Member of the Nevada Assembly from the 30th district
- In office February 4, 2013 – March 14, 2019
- Preceded by: Debbie Smith
- Succeeded by: Greg Smith

Personal details
- Born: 1968 (age 57–58) San Francisco, California, U.S.
- Party: Democratic
- Alma mater: Loyola Marymount University
- Website: sprinkleforassembly.com

= Michael Sprinkle =

American politician

Michael Sprinkle, (born in 1968 in San Francisco, California), is an American politician and served as a Democratic member of the Nevada Assembly beginning on February 4, 2013 representing District 30. Michael Sprinkle resigned from the Nevada Assembly in April 2019.

==Education==
Sprinkle earned his BLA from Loyola Marymount University.

==Politics==

===2006 campaign===

Initially challenging Republican Assemblyman John Marvel for the District 32 seat, Sprinkle was unopposed for the August 15, 2006 Democratic Primary, but lost the November 7, 2006 General election.

===2012 campaign===

When Democratic Assemblyman Debbie Smith ran for Nevada Senate and left the House District 30 seat open, Sprinkle was unopposed for the three-way June 12, 2012 Democratic Primary and won the November 6, 2012 General election with 12,094 votes (57.01%) against Republican nominee Ken Lightfoot.
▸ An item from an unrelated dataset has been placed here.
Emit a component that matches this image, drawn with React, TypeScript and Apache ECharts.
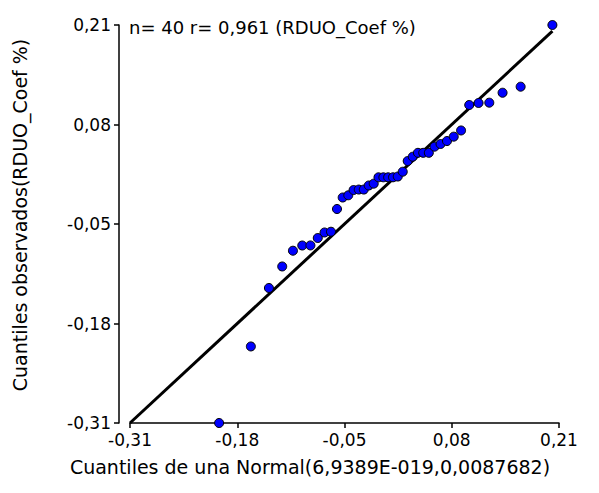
import React, { useEffect, useRef } from "react";
import * as echarts from "echarts";

const normalQuantiles = [
  -0.202, -0.1635, -0.1416, -0.1255, -0.1125, -0.1012, -0.0913, -0.0824, -0.0742, -0.0664,
  -0.0591, -0.0522, -0.0454, -0.039, -0.0327, -0.0266, -0.0206, -0.0146, -0.0088, -0.0029,
  0.0029, 0.0088, 0.0146, 0.0206, 0.0266, 0.0327, 0.039, 0.0454, 0.0522, 0.0591,
  0.0664, 0.0742, 0.0824, 0.0913, 0.1012, 0.1125, 0.1255, 0.1416, 0.1635, 0.202,
];
const observedQuantiles = [
  -0.31, -0.21, -0.1336, -0.1055, -0.0849, -0.0781, -0.078, -0.0683, -0.0611, -0.0601,
  -0.0304, -0.0154, -0.0125, -0.0056, -0.005, -0.005, 0.0003, 0.0027, 0.011, 0.011,
  0.011, 0.011, 0.012, 0.0183, 0.0323, 0.0379, 0.043, 0.043, 0.043, 0.051,
  0.0545, 0.0584, 0.0641, 0.0722, 0.1055, 0.1081, 0.1085, 0.1215, 0.1294, 0.21,
];
const refLine = [
  [-0.31, -0.31],
  [0.202, 0.202],
];
const tickValues = [-0.31, -0.18, -0.05, 0.08, 0.21];
const titleText = "n= 40 r= 0,961 (RDUO_Coef %)";
const xTitle = "Cuantiles de una Normal(6,9389E-019,0,0087682)";
const yTitle = "Cuantiles observados(RDUO_Coef %)";

const FONT = "'DejaVu Sans', sans-serif";
const fmt = (v: number) => v.toFixed(2).replace(".", ",");

export default function App() {
  const ref = useRef<HTMLDivElement>(null);
  useEffect(() => {
    if (!ref.current) return;
    const chart = echarts.init(ref.current, null, { renderer: "svg" });
    const axisCommon = {
      type: "value" as const,
      min: -0.31,
      max: 0.21,
      splitLine: { show: false },
      axisLine: { show: true, onZero: false, lineStyle: { color: "#000", width: 1.5 } },
      axisTick: {
        show: true,
        inside: false,
        length: 5,
        customValues: tickValues,
        lineStyle: { color: "#000", width: 1.5 },
      },
      axisLabel: {
        customValues: tickValues,
        formatter: (v: number) => fmt(v),
        color: "#000",
        fontFamily: FONT,
        fontSize: 17,
        showMinLabel: true,
        showMaxLabel: true,
      },
    };
    chart.setOption({
      animation: false,
      backgroundColor: "#fff",
      grid: { left: 130, right: 40, top: 25, bottom: 70, containLabel: false },
      xAxis: {
        ...axisCommon,
        axisLabel: { ...axisCommon.axisLabel, margin: 8 },
      },
      yAxis: {
        ...axisCommon,
        offset: 11,
        axisLabel: { ...axisCommon.axisLabel, margin: 8 },
      },
      graphic: [
        {
          type: "text",
          x: 129,
          y: 27,
          style: {
            text: titleText,
            font: `18px ${FONT}`,
            fill: "#000",
            verticalAlign: "middle",
          },
        },
        {
          type: "text",
          x: 310,
          y: 467,
          style: {
            text: xTitle,
            font: `19px ${FONT}`,
            fill: "#000",
            align: "center",
            verticalAlign: "middle",
          },
        },
        {
          type: "text",
          x: 20,
          y: 215,
          rotation: Math.PI / 2,
          style: {
            text: yTitle,
            font: `19px ${FONT}`,
            fill: "#000",
            align: "center",
            verticalAlign: "middle",
          },
        },
      ],
      series: [
        {
          type: "line",
          data: refLine,
          symbol: "none",
          lineStyle: { color: "#000", width: 3 },
          silent: true,
          z: 1,
        },
        {
          type: "scatter",
          data: normalQuantiles.map((x, i) => [x, observedQuantiles[i]]),
          symbol: "circle",
          symbolSize: 9,
          itemStyle: { color: "#0000ff", borderColor: "#000", borderWidth: 1, opacity: 1 },
          clip: false,
          z: 2,
        },
      ],
    });
    return () => chart.dispose();
  }, []);
  return (
    <div
      ref={ref}
      style={{ position: "fixed", left: 0, top: 0, width: 599, height: 493, background: "#fff" }}
    />
  );
}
Nevada State Assembly, District 30, General Election, 2012
| Party |  | Candidate | Votes | % |
|---|---|---|---|---|
|  | Democratic | Michael Sprinkle | 12,094 | 57.01 |
|  | Republican | Ken Lightfoot | 9,118 | 42.99 |

===2014 campaign===

Nevada State Assembly, District 30, General Election, 2014
| Party |  | Candidate | Votes | % |
|---|---|---|---|---|
|  | Democratic | Michael Sprinkle | 6,187 | 53.89 |
|  | Republican | Lauren Scott | 5,293 | 46.11 |

===2016 campaign===

Nevada State Assembly, District 30, General Election, 2016
| Party |  | Candidate | Votes | % |
|---|---|---|---|---|
|  | Democratic | Michael Sprinkle | 13,572 | 57.87 |
|  | Republican | Lauren Scott | 9,881 | 42.13 |

===2018 campaign===

Michael Sprinkle was unopposed in the 2018 general election and remained seated in the Nevada State Assembly. However, due to "growing sexual harassment claims" Michael Sprinkle resigned from the Nevada Assembly in April 2019.

Assistant Majority Leader Julia Ratti said in a statement, "We condemn sexual misconduct in the strongest terms.”